== Available data ==
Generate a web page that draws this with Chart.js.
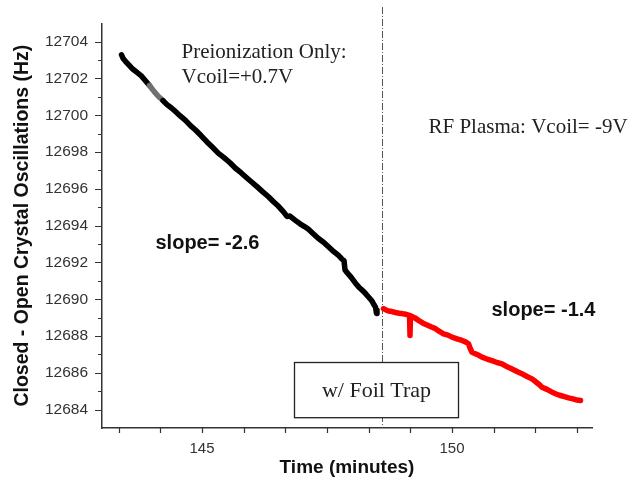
<!DOCTYPE html>
<html>
<head>
<title>Crystal oscillations</title>
<script src="https://cdn.jsdelivr.net/npm/chart.js@4.4.1/dist/chart.umd.min.js"></script>
<style>
  html, body { margin: 0; padding: 0; background: #fff; }
  #wrap { width: 634px; height: 482px; }
</style>
</head>
<body>
<div id="wrap"><canvas id="qcm"></canvas></div>
<script>
// preionization only (black)
const blackTime = [143.39, 143.42, 143.47, 143.55, 143.62, 143.70, 143.78, 143.86, 143.95, 144.04,
  144.13, 144.22, 144.30, 144.39, 144.47, 144.57, 144.67, 144.77, 144.87, 144.98,
  145.10, 145.21, 145.33, 145.44, 145.56, 145.67, 145.78, 145.87, 145.98, 146.10,
  146.21, 146.33, 146.43, 146.53, 146.63, 146.70, 146.76, 146.86, 146.96, 147.05,
  147.13, 147.23, 147.33, 147.43, 147.53, 147.63, 147.73, 147.80, 147.84, 147.86,
  147.90, 147.98, 148.07, 148.15, 148.24, 148.33, 148.40, 148.44, 148.47, 148.49, 148.50];
const blackHz = [12703.29, 12703.10, 12702.93, 12702.70, 12702.50, 12702.33, 12702.16, 12701.90, 12701.62, 12701.30,
  12701.02, 12700.80, 12700.58, 12700.40, 12700.20, 12699.95, 12699.72, 12699.44, 12699.20, 12698.90,
  12698.55, 12698.26, 12697.93, 12697.70, 12697.42, 12697.12, 12696.88, 12696.66, 12696.40, 12696.12,
  12695.85, 12695.57, 12695.30, 12695.05, 12694.75, 12694.50, 12694.52, 12694.30, 12694.10, 12693.95,
  12693.80, 12693.55, 12693.30, 12693.10, 12692.85, 12692.60, 12692.38, 12692.18, 12692.10, 12691.60,
  12691.45, 12691.20, 12690.87, 12690.62, 12690.40, 12690.12, 12689.90, 12689.70, 12689.57, 12689.23, 12689.40];

// RF plasma (red)
const redTime = [148.63, 148.68, 148.73, 148.80, 148.87, 148.94, 149.00, 149.08, 149.15, 149.16,
  149.17, 149.25, 149.33, 149.42, 149.50, 149.58, 149.67, 149.75, 149.83, 149.92,
  150.00, 150.10, 150.20, 150.27, 150.33, 150.36, 150.40, 150.50, 150.60, 150.70,
  150.80, 150.90, 151.00, 151.08, 151.17, 151.25, 151.33, 151.42, 151.50, 151.60,
  151.68, 151.75, 151.80, 151.90, 152.00, 152.07, 152.15, 152.25, 152.33, 152.42, 152.50, 152.57];
const redHz = [12689.49, 12689.42, 12689.36, 12689.33, 12689.28, 12689.24, 12689.22, 12689.18, 12689.12, 12688.03,
  12689.10, 12689.00, 12688.85, 12688.70, 12688.60, 12688.50, 12688.40, 12688.25, 12688.12, 12688.05,
  12687.94, 12687.85, 12687.76, 12687.68, 12687.58, 12687.35, 12687.12, 12687.00, 12686.85, 12686.75,
  12686.66, 12686.56, 12686.49, 12686.36, 12686.25, 12686.14, 12686.03, 12685.92, 12685.80, 12685.67,
  12685.50, 12685.35, 12685.22, 12685.10, 12684.95, 12684.86, 12684.78, 12684.70, 12684.64, 12684.58, 12684.52, 12684.49];

// axis ticks
const xMajorTicks = [145, 150];
const xMinorTicks = [143.333, 144.167, 145.833, 146.667, 147.5, 148.333, 149.167, 150.833, 151.667, 152.5];
const yMajorTicks = [12684, 12686, 12688, 12690, 12692, 12694, 12696, 12698, 12700, 12702, 12704];
const yMinorTicks = [12685, 12687, 12689, 12691, 12693, 12695, 12697, 12699, 12701, 12703];

const switchTime = 148.61;   // plasma switched on

const sans = "'Liberation Sans', Arial, sans-serif";
const serif = "'Liberation Serif', 'Times New Roman', serif";

const toPoints = (xs, ys) => xs.map((x, i) => ({x: x, y: ys[i]}));

const extras = {
  id: 'extras',
  beforeDatasetsDraw(chart) {
    const {ctx, chartArea, scales} = chart;
    const x = scales.x.getPixelForValue(switchTime);
    ctx.save();
    ctx.strokeStyle = '#555';
    ctx.lineWidth = 1;
    ctx.setLineDash([7, 2, 1, 2]);
    ctx.beginPath();
    ctx.moveTo(x, 7);
    ctx.lineTo(x, chartArea.bottom);
    ctx.stroke();
    ctx.restore();
  },
  afterDatasetsDraw(chart) {
    const {ctx, chartArea, scales} = chart;
    const sx = scales.x, sy = scales.y;
    ctx.save();
    // tick marks
    ctx.strokeStyle = '#333';
    ctx.lineWidth = 1.2;
    ctx.beginPath();
    yMajorTicks.forEach(v => {
      const py = Math.round(sy.getPixelForValue(v)) + 0.5;
      ctx.moveTo(chartArea.left - 7, py); ctx.lineTo(chartArea.left, py);
    });
    yMinorTicks.forEach(v => {
      const py = Math.round(sy.getPixelForValue(v)) + 0.5;
      ctx.moveTo(chartArea.left - 4, py); ctx.lineTo(chartArea.left, py);
    });
    xMajorTicks.concat(xMinorTicks).forEach(v => {
      const px = Math.round(sx.getPixelForValue(v)) + 0.5;
      ctx.moveTo(px, chartArea.bottom); ctx.lineTo(px, chartArea.bottom + 5);
    });
    ctx.stroke();

    // foil trap box
    const bx0 = sx.getPixelForValue(146.85), bx1 = sx.getPixelForValue(150.13);
    const by0 = sy.getPixelForValue(12686.56), by1 = sy.getPixelForValue(12683.56);
    ctx.fillStyle = '#fff';
    ctx.fillRect(bx0, by0, bx1 - bx0, by1 - by0);
    ctx.strokeStyle = '#222';
    ctx.lineWidth = 1.3;
    ctx.strokeRect(bx0, by0, bx1 - bx0, by1 - by0);

    ctx.fillStyle = '#222';
    ctx.textBaseline = 'middle';
    ctx.font = '22px ' + serif;
    ctx.textAlign = 'center';
    ctx.fillText('w/ Foil Trap', (bx0 + bx1) / 2, (by0 + by1) / 2 + 1);

    ctx.textAlign = 'left';
    ctx.font = '21px ' + serif;
    ctx.fillText('Preionization Only:', sx.getPixelForValue(144.59), sy.getPixelForValue(12703.4));
    ctx.fillText('Vcoil=+0.7V', sx.getPixelForValue(144.59), sy.getPixelForValue(12702.04));
    ctx.fillText('RF Plasma: Vcoil= -9V', sx.getPixelForValue(149.53), sy.getPixelForValue(12699.31));

    ctx.font = 'bold 20px ' + sans;
    ctx.fillStyle = '#111';
    ctx.fillText('slope= -2.6', sx.getPixelForValue(144.07), sy.getPixelForValue(12693.05));
    ctx.fillText('slope= -1.4', sx.getPixelForValue(150.79), sy.getPixelForValue(12689.40));
    ctx.restore();
  }
};

new Chart(document.getElementById('qcm'), {
  type: 'line',
  data: {
    datasets: [
      {
        label: 'Preionization',
        data: toPoints(blackTime, blackHz),
        borderColor: '#000',
        borderWidth: 5.5,
        borderCapStyle: 'round',
        borderJoinStyle: 'round',
        pointRadius: 0,
        tension: 0,
        segment: {
          borderColor: c => (c.p0.parsed.x >= 143.95 && c.p1.parsed.x <= 144.22) ? '#707070' : undefined
        }
      },
      {
        label: 'RF Plasma',
        data: toPoints(redTime, redHz),
        borderColor: '#ff0000',
        borderWidth: 5.5,
        borderCapStyle: 'round',
        borderJoinStyle: 'round',
        pointRadius: 0,
        tension: 0
      }
    ]
  },
  options: {
    responsive: true,
    maintainAspectRatio: false,
    animation: false,
    layout: { padding: { left: 0, top: 23, right: 42, bottom: 0 } },
    plugins: { legend: { display: false }, tooltip: { enabled: false } },
    scales: {
      x: {
        type: 'linear',
        min: 143,
        max: 152.8,
        afterFit: s => { s.height = 54; },
        afterBuildTicks: s => { s.ticks = xMajorTicks.map(v => ({value: v})); },
        grid: { display: false, drawTicks: false, tickLength: 0 },
        border: { display: true, color: '#333', width: 1.5 },
        ticks: { color: '#333', font: { family: sans, size: 15 }, padding: 12, maxRotation: 0 },
        title: {
          display: true,
          text: 'Time (minutes)',
          color: '#111',
          font: { family: sans, size: 19, weight: 'bold' },
          padding: { top: 0, bottom: 3 }
        }
      },
      y: {
        type: 'linear',
        min: 12683,
        max: 12705,
        afterFit: s => { s.width = 102; },
        afterBuildTicks: s => { s.ticks = yMajorTicks.map(v => ({value: v})); },
        grid: { display: false, drawTicks: false, tickLength: 0 },
        border: { display: true, color: '#333', width: 1.5 },
        ticks: { color: '#333', font: { family: sans, size: 15.5 }, padding: 14, callback: v => String(v) },
        title: {
          display: true,
          text: 'Closed - Open Crystal Oscillations (Hz)',
          color: '#111',
          font: { family: sans, size: 19.5, weight: 'bold' },
          padding: { top: 11, bottom: 0 }
        }
      }
    }
  },
  plugins: [extras]
});
</script>
</body>
</html>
===
To be done: Starting at the top of the listing above, reproduce each line up to and including the one with "12689.57, 12689.23, 12689.40];"; omit the pictures.

Full answer:
Generate a web page that draws this with Chart.js.
<!DOCTYPE html>
<html>
<head>
<title>Crystal oscillations</title>
<script src="https://cdn.jsdelivr.net/npm/chart.js@4.4.1/dist/chart.umd.min.js"></script>
<style>
  html, body { margin: 0; padding: 0; background: #fff; }
  #wrap { width: 634px; height: 482px; }
</style>
</head>
<body>
<div id="wrap"><canvas id="qcm"></canvas></div>
<script>
// preionization only (black)
const blackTime = [143.39, 143.42, 143.47, 143.55, 143.62, 143.70, 143.78, 143.86, 143.95, 144.04,
  144.13, 144.22, 144.30, 144.39, 144.47, 144.57, 144.67, 144.77, 144.87, 144.98,
  145.10, 145.21, 145.33, 145.44, 145.56, 145.67, 145.78, 145.87, 145.98, 146.10,
  146.21, 146.33, 146.43, 146.53, 146.63, 146.70, 146.76, 146.86, 146.96, 147.05,
  147.13, 147.23, 147.33, 147.43, 147.53, 147.63, 147.73, 147.80, 147.84, 147.86,
  147.90, 147.98, 148.07, 148.15, 148.24, 148.33, 148.40, 148.44, 148.47, 148.49, 148.50];
const blackHz = [12703.29, 12703.10, 12702.93, 12702.70, 12702.50, 12702.33, 12702.16, 12701.90, 12701.62, 12701.30,
  12701.02, 12700.80, 12700.58, 12700.40, 12700.20, 12699.95, 12699.72, 12699.44, 12699.20, 12698.90,
  12698.55, 12698.26, 12697.93, 12697.70, 12697.42, 12697.12, 12696.88, 12696.66, 12696.40, 12696.12,
  12695.85, 12695.57, 12695.30, 12695.05, 12694.75, 12694.50, 12694.52, 12694.30, 12694.10, 12693.95,
  12693.80, 12693.55, 12693.30, 12693.10, 12692.85, 12692.60, 12692.38, 12692.18, 12692.10, 12691.60,
  12691.45, 12691.20, 12690.87, 12690.62, 12690.40, 12690.12, 12689.90, 12689.70, 12689.57, 12689.23, 12689.40];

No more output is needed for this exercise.